Slack, the popular cloud-based workplace tool, has been out looking to raise new funding in recent weeks at what sources said is a striking valuation of close to $5 billion.
The Wall Street Journal reported Wednesday that the startup is seeking to raise about $150 million in new investment, although it might raise even more (Bloomberg said the round could be as high as $300 million).
But other valuations of cloud software startups have lost of a lot of their altitude in the last few months, and that could mean privately-backed companies are not as valuable as they were as recently as last fall.
Maybe Slack will be the exception. According to sources, its potentially lofty valuation — amid a shrinking funding environment — is based on revenue that has grown 10 times year over year. Slack has said that its annual run rate — its projected revenue for the next 12 months — is more than $60 million.
That valuation is much higher than the $2.8 billion Slack received when it raised $160 million just 11 months ago. In total, it has raised about $340 million in funding.
Things in the cloud space have been rocky since then. Just look at the Bessemer Venture Partners Cloud Index, which tracks the market values of 44 publicly traded cloud software outfits including Salesforce.com, Workday, Box and Marketo, among others. Shares of those companies have only just now started to bounce back, after declining by a combined $66 billion over two months.
That’s why Slack — the darling of the space right now — may have a harder time getting the valuation it could be seeking. “It’s a good business, and they’re doing well, but in this market, they’ll get maybe $4 billion,” said one person familiar with Slack’s process.
That’s still impressive, and it could be much worse. After all, last year’s unicorn is this year’s down-round candidate.

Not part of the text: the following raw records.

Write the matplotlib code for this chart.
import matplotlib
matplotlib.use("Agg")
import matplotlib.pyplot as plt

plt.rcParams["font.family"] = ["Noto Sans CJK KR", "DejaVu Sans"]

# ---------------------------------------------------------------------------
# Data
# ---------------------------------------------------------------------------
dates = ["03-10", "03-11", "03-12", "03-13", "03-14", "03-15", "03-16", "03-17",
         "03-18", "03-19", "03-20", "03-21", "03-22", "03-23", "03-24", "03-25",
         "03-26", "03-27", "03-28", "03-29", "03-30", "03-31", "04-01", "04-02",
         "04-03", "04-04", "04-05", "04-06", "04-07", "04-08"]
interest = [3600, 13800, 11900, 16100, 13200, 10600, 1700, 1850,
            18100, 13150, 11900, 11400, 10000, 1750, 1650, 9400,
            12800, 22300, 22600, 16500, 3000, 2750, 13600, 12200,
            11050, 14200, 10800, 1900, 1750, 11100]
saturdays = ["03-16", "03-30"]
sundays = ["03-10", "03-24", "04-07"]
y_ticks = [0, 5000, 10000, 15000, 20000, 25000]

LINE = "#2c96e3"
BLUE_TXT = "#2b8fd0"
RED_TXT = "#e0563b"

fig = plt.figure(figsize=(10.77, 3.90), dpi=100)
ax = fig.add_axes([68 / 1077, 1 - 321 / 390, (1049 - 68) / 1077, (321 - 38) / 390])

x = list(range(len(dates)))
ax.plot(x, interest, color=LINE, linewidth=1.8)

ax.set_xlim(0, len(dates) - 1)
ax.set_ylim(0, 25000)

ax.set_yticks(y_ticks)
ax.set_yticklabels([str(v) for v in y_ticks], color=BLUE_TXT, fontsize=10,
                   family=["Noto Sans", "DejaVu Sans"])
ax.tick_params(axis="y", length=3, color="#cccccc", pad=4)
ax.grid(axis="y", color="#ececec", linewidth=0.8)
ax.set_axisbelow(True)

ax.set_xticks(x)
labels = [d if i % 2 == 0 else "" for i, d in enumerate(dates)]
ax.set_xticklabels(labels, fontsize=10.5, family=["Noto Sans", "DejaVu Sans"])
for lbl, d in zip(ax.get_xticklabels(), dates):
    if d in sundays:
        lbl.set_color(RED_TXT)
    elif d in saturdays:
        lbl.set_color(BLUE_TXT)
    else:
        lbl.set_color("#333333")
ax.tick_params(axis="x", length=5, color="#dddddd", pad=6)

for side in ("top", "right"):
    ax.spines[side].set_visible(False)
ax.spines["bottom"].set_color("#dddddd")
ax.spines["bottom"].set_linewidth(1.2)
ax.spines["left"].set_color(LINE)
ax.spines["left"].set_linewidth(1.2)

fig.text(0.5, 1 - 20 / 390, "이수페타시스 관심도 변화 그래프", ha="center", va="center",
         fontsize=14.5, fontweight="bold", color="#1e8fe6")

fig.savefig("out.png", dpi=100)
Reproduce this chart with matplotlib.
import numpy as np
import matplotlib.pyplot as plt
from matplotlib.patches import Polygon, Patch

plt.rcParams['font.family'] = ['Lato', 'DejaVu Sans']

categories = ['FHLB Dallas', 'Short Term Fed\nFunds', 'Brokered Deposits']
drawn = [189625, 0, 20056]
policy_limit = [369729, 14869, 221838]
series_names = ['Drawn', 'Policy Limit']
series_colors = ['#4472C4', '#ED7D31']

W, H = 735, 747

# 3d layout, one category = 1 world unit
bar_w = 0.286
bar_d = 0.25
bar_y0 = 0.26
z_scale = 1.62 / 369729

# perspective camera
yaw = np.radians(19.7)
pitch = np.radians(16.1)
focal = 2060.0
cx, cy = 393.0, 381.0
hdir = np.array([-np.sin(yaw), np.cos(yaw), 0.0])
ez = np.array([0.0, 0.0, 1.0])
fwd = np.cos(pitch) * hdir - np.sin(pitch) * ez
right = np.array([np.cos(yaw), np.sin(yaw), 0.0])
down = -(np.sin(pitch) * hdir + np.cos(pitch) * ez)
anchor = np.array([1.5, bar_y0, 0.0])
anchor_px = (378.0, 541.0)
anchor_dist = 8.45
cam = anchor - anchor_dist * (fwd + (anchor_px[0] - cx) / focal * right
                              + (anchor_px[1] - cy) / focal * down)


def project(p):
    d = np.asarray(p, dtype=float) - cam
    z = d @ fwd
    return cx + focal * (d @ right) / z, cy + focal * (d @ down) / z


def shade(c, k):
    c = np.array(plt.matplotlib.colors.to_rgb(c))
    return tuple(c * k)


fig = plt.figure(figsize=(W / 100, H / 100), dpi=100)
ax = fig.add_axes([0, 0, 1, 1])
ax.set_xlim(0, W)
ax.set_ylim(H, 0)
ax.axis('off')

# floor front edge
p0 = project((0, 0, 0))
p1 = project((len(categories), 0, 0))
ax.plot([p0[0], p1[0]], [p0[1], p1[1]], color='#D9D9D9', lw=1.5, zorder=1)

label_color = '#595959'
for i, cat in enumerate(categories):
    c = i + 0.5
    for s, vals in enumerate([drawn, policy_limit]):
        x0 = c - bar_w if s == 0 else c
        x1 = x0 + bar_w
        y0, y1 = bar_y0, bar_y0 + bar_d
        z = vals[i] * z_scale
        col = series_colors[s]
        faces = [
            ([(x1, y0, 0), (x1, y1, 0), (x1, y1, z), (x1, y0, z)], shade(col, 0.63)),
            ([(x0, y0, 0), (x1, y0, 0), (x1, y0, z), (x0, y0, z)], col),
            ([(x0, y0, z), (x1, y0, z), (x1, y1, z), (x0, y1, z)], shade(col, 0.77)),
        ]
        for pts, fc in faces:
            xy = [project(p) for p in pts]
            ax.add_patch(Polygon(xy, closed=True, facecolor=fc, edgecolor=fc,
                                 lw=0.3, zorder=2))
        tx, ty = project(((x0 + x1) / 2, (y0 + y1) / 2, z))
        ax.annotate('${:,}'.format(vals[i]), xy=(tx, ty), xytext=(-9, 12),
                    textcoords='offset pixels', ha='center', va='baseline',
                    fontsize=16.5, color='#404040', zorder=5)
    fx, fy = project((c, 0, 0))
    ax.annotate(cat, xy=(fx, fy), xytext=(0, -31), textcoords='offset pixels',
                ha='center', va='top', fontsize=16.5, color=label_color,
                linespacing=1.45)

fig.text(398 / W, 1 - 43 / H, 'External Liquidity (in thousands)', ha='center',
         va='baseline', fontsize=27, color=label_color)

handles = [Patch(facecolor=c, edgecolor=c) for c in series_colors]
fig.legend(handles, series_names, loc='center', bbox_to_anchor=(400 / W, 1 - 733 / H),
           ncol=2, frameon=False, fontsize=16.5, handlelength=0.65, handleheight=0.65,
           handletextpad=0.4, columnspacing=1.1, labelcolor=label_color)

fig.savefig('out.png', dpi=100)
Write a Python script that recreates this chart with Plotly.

In the last three months of 2015, more than a quarter of the companies raising a Series E round or later closed at a lower valuation than their prior rounds, according to a report from Fenwick and West, the Silicon Valley law firm.
Still, there’s no question Slack is on a roll. As of December, it disclosed it had more than two million daily users, four times more than a year ago, and more than 570,000 of those were at organizations paying for their subscriptions. It’s taking over office communications at small- and mid-sized companies, but it still needs to break into bigger companies.
Slack set up an $80 million investment fund to boost startups building Slack enhancements, and just today it surprised everyone by rolling out a beta test of voice and video calling matching features that Cisco Systems added to its Spark product in December.
One other factor that might make Slack a good bet for investors is continued interest by bigger players in the fast-growing company for a possible acquisition. Slack management has ignored overtures — including from Microsoft — but this certainly makes it more enticing.
A Slack spokesperson declined to comment on any funding.